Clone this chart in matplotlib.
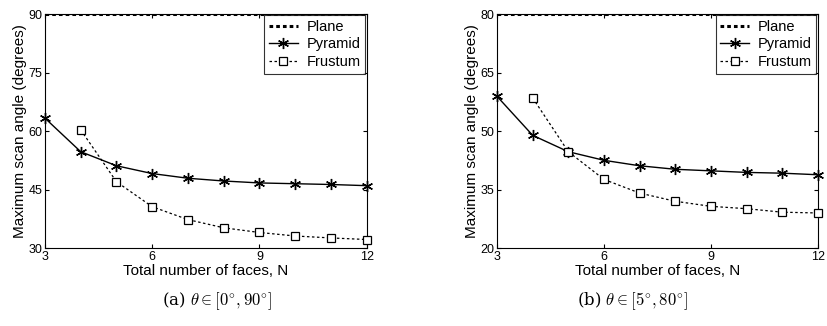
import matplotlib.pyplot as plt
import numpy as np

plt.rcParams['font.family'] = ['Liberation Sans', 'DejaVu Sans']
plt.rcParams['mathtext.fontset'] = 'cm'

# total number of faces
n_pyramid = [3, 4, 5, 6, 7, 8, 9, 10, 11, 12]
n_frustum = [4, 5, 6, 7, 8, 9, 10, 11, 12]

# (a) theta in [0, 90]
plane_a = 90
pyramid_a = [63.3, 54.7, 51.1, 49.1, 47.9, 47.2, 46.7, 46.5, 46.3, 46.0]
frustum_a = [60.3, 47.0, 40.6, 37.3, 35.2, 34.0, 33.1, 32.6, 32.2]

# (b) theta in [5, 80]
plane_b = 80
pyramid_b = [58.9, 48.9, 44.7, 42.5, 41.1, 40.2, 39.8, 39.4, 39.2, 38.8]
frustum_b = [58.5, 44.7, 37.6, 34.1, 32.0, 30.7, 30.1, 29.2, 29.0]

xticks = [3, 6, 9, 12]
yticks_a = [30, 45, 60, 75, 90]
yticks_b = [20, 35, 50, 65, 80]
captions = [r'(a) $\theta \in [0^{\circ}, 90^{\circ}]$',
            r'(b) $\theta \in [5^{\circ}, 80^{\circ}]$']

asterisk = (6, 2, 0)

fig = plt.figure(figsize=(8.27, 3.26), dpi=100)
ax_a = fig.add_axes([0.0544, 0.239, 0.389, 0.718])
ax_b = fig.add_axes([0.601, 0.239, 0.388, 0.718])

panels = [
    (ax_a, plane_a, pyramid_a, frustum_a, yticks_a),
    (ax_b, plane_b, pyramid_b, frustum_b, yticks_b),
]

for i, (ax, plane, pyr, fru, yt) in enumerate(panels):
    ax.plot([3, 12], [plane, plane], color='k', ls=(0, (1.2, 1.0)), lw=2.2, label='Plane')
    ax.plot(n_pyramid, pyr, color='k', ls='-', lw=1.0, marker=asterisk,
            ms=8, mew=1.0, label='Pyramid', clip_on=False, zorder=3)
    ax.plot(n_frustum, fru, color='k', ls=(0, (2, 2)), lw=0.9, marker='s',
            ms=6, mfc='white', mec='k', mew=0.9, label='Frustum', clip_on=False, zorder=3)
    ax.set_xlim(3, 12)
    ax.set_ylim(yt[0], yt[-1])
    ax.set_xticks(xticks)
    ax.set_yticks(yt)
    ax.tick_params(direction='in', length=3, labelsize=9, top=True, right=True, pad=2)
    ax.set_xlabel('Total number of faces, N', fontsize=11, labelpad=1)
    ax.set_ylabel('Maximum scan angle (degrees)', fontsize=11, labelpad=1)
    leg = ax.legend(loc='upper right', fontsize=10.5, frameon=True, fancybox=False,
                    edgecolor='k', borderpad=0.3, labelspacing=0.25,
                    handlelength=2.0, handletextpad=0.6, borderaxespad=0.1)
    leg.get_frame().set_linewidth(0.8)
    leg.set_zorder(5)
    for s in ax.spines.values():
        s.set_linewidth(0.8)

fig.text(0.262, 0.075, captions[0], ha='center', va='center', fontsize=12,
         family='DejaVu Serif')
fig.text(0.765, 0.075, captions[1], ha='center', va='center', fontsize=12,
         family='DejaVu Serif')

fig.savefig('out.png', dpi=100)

┄┄┄┄┄┄┄┄┄┄

Your task is to reproduce exactly the lines from the start of the data above through the line containing "n_frustum = [4, 5, 6, 7, 8, 9, 10, 11, 12]", leaving every picture out.

Clone this chart in matplotlib.
import matplotlib.pyplot as plt
import numpy as np

plt.rcParams['font.family'] = ['Liberation Sans', 'DejaVu Sans']
plt.rcParams['mathtext.fontset'] = 'cm'

# total number of faces
n_pyramid = [3, 4, 5, 6, 7, 8, 9, 10, 11, 12]
n_frustum = [4, 5, 6, 7, 8, 9, 10, 11, 12]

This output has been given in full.